A typical program in Bellman's GAP contains four elements:

  1. a signature, defining functions available in grammars which must be implemented in algebras,
  2. one or more algebras, evaluating a candidate from the search space and applying the objective function,
  3. one or more grammars, defining a search space of solution candidates
  4. one or more executable program instances, combining a grammar with a product of algebras.

Naming conventions

Although GAP-L (Bellman's GAP language) allows arbitrary names, i.e. they must match the regular expression [A-Z_a-z][A-Z_a-z0-9]*, for signatures, algebras and grammars, we restrict ourselves for a better reading to the following naming convention:
  • signature names start with the prefix "sig_"
  • algebra names start with the prefix "alg_"
  • grammar names start with the prefix "gra_"
  • for large elements, sub-fragments are outsourced in files starting with "XXXpart_"
We don't have a naming convention for instances, since they appear in a program just once. Names and file extensions for source code files can be chosen freely, but we prefer to use ".gap" for the file extension. Furthermore, if we split components of our program, we use the prefixes for the filenames as well.
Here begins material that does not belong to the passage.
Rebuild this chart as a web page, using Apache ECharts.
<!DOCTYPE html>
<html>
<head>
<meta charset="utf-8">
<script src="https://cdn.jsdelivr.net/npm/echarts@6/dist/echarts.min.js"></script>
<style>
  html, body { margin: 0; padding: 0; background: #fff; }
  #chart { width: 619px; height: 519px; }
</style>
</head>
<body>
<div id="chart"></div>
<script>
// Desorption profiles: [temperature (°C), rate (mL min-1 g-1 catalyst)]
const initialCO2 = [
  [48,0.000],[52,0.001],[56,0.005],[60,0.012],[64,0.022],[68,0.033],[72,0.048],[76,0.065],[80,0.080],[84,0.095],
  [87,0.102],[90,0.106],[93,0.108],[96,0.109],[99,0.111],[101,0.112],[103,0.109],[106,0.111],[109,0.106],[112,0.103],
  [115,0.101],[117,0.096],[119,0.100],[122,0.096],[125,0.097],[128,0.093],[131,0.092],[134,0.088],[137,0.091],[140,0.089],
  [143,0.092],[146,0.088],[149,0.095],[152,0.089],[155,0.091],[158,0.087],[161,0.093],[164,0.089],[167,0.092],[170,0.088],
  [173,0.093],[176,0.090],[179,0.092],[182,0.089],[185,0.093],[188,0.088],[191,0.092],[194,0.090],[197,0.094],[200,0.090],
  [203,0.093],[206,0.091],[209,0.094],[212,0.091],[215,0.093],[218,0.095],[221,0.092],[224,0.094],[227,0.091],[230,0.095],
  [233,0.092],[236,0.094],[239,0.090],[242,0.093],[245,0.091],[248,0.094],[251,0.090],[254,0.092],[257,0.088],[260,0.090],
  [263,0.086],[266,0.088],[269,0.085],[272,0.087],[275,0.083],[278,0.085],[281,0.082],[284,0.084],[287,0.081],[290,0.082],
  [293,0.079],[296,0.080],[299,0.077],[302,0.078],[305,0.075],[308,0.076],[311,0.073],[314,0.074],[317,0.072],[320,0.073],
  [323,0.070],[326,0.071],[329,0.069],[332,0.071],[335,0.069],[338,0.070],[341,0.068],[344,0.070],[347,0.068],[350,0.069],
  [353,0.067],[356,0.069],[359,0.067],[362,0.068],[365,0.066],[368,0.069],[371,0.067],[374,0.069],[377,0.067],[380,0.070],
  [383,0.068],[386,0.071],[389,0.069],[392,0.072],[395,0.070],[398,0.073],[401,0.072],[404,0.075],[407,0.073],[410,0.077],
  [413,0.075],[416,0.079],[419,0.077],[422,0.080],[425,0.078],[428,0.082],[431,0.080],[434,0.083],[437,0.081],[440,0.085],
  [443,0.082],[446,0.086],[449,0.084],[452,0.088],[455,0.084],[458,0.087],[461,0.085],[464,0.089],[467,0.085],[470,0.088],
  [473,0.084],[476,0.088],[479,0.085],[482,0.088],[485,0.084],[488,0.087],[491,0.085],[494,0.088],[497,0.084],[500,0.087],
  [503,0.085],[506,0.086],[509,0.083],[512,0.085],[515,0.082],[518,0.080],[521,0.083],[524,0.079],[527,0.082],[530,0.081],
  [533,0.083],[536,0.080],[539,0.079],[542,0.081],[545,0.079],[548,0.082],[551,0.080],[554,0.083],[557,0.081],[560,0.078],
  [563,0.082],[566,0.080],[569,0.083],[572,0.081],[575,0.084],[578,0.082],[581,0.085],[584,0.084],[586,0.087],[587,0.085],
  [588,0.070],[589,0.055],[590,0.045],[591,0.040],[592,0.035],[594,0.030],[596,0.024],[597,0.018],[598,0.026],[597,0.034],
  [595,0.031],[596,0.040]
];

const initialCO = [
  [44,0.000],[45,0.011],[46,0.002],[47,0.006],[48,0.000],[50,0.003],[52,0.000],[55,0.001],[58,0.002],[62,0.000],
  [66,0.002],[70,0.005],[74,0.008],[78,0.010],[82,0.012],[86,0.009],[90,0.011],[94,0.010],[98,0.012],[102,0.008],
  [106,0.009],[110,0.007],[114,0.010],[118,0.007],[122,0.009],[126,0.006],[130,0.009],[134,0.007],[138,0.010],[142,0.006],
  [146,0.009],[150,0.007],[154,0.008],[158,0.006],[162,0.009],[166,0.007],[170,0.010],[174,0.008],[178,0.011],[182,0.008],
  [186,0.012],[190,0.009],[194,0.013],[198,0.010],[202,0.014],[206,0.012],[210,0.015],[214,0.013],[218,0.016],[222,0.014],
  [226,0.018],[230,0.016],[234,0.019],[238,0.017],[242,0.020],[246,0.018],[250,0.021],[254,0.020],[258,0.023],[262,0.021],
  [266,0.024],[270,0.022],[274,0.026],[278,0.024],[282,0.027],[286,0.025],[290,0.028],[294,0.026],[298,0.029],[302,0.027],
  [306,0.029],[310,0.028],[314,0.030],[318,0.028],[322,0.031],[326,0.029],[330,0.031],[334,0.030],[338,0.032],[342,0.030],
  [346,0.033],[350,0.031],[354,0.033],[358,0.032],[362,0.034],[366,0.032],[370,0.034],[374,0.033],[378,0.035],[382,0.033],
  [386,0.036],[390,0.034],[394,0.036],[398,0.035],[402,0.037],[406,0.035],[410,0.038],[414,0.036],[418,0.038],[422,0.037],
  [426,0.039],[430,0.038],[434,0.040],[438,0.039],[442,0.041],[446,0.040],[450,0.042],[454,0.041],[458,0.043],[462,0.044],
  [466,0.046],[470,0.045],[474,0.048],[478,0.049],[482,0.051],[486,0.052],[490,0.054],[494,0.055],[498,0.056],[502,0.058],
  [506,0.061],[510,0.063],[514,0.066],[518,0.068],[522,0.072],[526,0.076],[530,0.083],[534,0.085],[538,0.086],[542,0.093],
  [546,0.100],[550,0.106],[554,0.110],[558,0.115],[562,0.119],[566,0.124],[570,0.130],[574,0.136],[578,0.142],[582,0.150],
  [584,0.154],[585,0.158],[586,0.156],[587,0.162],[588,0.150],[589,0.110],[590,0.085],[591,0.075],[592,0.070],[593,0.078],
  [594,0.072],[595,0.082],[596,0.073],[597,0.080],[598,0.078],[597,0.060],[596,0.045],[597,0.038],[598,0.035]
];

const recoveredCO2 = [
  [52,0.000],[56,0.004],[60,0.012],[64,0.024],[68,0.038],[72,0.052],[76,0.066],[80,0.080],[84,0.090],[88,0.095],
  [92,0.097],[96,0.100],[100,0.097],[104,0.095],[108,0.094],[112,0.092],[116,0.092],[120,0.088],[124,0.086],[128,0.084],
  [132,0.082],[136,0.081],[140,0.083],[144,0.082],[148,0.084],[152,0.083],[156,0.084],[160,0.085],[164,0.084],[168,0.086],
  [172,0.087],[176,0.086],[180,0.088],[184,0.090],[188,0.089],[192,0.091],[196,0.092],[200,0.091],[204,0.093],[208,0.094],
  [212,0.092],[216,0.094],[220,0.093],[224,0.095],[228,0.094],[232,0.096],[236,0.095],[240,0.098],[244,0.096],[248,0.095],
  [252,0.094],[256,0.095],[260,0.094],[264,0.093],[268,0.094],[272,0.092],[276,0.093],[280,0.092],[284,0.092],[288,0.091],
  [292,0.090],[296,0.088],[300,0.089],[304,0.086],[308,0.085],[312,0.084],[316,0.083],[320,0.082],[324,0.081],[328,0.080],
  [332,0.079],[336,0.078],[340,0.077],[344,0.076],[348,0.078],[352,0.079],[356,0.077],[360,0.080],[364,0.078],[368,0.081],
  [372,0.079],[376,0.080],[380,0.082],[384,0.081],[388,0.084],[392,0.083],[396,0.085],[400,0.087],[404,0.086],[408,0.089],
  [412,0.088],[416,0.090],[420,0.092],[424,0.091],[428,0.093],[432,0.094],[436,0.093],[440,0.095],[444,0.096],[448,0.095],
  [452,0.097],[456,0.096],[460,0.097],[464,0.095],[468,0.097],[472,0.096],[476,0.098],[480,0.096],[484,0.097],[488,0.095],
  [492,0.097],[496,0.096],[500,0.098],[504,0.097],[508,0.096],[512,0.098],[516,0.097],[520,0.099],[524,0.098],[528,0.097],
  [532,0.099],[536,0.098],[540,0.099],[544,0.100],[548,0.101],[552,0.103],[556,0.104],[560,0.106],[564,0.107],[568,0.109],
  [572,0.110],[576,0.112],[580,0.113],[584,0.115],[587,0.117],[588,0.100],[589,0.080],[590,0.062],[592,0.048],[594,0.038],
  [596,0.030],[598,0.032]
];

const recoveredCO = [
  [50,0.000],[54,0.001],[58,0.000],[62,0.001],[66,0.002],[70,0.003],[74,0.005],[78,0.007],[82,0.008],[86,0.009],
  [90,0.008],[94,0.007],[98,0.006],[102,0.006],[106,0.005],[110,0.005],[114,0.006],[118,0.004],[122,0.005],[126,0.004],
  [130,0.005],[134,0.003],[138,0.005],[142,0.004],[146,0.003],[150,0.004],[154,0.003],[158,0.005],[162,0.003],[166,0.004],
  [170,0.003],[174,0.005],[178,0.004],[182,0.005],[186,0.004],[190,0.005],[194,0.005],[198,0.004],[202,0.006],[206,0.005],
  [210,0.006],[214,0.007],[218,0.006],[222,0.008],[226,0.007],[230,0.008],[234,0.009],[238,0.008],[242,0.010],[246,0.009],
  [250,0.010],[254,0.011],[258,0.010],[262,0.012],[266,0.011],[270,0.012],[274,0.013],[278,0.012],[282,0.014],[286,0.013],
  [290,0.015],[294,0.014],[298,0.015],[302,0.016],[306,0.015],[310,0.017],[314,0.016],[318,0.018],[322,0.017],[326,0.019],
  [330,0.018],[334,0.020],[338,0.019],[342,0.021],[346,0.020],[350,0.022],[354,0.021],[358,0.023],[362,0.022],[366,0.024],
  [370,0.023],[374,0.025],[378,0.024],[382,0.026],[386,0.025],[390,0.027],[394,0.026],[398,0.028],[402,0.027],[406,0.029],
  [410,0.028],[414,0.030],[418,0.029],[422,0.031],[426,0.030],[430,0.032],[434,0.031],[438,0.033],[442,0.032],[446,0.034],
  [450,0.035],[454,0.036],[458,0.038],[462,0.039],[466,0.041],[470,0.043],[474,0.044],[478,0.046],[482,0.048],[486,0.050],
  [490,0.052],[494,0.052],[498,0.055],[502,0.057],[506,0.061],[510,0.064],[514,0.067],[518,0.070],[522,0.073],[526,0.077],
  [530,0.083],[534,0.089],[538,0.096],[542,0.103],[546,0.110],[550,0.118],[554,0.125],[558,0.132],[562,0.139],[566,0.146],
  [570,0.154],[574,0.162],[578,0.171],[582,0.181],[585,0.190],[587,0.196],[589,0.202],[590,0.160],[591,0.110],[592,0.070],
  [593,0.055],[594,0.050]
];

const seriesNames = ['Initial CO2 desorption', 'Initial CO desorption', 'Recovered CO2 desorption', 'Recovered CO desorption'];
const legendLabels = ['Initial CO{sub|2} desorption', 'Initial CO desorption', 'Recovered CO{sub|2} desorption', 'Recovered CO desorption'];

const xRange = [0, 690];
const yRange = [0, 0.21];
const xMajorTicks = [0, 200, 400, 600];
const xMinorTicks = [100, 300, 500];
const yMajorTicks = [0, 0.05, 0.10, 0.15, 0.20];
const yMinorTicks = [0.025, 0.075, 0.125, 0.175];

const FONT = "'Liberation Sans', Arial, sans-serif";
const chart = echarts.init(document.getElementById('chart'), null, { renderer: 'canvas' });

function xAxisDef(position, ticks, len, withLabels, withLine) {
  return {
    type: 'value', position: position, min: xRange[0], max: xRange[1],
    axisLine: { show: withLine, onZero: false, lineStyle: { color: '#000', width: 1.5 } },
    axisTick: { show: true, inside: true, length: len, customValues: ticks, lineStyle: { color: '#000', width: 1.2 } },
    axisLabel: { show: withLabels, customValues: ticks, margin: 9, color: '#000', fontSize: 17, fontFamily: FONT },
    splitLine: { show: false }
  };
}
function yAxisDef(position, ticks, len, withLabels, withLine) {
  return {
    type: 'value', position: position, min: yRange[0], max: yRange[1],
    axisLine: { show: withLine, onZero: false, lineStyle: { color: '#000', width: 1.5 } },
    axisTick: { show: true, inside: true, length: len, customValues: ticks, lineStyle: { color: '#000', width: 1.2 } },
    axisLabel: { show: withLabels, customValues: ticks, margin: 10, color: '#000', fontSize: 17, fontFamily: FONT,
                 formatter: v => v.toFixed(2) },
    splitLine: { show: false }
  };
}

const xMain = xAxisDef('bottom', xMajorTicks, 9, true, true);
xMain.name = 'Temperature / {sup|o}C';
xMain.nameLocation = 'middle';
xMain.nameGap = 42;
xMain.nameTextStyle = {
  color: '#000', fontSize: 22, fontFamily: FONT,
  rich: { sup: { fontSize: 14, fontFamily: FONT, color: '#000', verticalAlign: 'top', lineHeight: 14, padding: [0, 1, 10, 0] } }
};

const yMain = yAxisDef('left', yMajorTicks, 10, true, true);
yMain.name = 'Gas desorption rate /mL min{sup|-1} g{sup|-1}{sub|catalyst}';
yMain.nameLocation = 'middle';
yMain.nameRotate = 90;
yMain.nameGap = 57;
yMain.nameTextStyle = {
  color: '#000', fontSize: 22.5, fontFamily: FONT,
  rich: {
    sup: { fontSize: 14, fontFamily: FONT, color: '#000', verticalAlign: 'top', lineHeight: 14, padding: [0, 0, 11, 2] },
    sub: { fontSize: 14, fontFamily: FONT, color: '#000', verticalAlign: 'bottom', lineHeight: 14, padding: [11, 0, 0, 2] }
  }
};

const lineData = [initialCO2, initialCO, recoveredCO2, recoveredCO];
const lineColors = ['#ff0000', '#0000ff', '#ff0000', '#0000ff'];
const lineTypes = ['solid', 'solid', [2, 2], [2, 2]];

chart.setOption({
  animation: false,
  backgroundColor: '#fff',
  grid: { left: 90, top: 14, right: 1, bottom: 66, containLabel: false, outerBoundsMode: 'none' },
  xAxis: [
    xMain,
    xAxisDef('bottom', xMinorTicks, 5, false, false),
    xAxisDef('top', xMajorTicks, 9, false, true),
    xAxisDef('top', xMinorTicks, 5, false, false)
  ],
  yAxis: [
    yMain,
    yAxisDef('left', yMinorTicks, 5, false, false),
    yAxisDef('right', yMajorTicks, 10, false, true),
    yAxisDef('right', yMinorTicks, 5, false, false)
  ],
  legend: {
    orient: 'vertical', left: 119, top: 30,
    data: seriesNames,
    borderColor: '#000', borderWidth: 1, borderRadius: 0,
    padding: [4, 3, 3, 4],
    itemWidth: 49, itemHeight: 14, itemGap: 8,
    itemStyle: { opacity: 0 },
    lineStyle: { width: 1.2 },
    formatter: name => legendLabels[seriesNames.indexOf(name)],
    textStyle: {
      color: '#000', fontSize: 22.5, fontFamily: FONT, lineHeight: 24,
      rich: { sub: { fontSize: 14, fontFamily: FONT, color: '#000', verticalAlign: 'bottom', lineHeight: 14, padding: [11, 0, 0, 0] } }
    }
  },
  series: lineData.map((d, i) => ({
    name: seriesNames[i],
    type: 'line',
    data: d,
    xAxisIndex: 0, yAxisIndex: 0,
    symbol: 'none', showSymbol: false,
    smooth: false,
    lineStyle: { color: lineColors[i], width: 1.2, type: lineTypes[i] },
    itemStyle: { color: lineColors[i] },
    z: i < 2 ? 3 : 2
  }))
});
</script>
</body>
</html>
Repository content of Fold-Grammars

This repository is a collection of components (algebras, grammars, ...) for dynamic programming problems covering RNA secondary structure predictions. It covers the fields of:
  • single structure prediction (similar to RNAfold),
  • prediction of structures for alignments (similar to RNAalifold) [filenames with "ali_"],
  • sequence structure evaluation (similar to RNAeval) [filenames with "eval_"] ,
  • abstract shape analysis (similar the RNAshapes) and HIshapes, and
  • pseudoknot prediction (similar to pknotsRG and pKiss) [filenames with "pknot_"].
  • outside computations, e.g. McCaskill base-pair probabilities, which also allow for Maximum Expected Accuracy (MEA) computations [filenames with "outside_"]
To capture different handling of dangling bases implemented in various programs, we provide the four different grammars (for details see Lost in folding space? Comparing four variants of the thermodynamic model for RNA secondary structure prediction). Compared to the supplementary file of that paper, we refined the grammars a little for more comfortable support of lonely base-pairs. This does not change their folding space. We also introduced filters for maximal loop length for bulges to be closer to the Vienna RNA package, the only difference is, that the size of both unpaired regions of internal loops may not exceed 30 bases in Vienna RNA; we allow up to 30 bases on each side.)
  • "nodangle" (no energy contributions of dangling bases at all),
  • "overdangle" (available or not, bases next to a stem always dangle from both sides to this stem),
  • "microstate" (by increasing the search space a lot, best of all four possibilities for dangling onto a stem is selected. OK for MFE computations, but wrong for probabilistic analyses) and
  • "macrostate" (unambiguous handling of dangling bases, i.e. no search space inflation and dangling only available bases onto a stem. Violating Bellman's principle of optimality for MFE computations, but correct for probabilistic analyses by using a four component vector, instead of a single partition function value. This component trick is the reason for some special algebra versions for macrostate.)

Repository structure

We massively use GAP-L's functionality of including source code fragments to maintain a clear structure of available components. Another advantage is the re-usability of components if they share the same signature.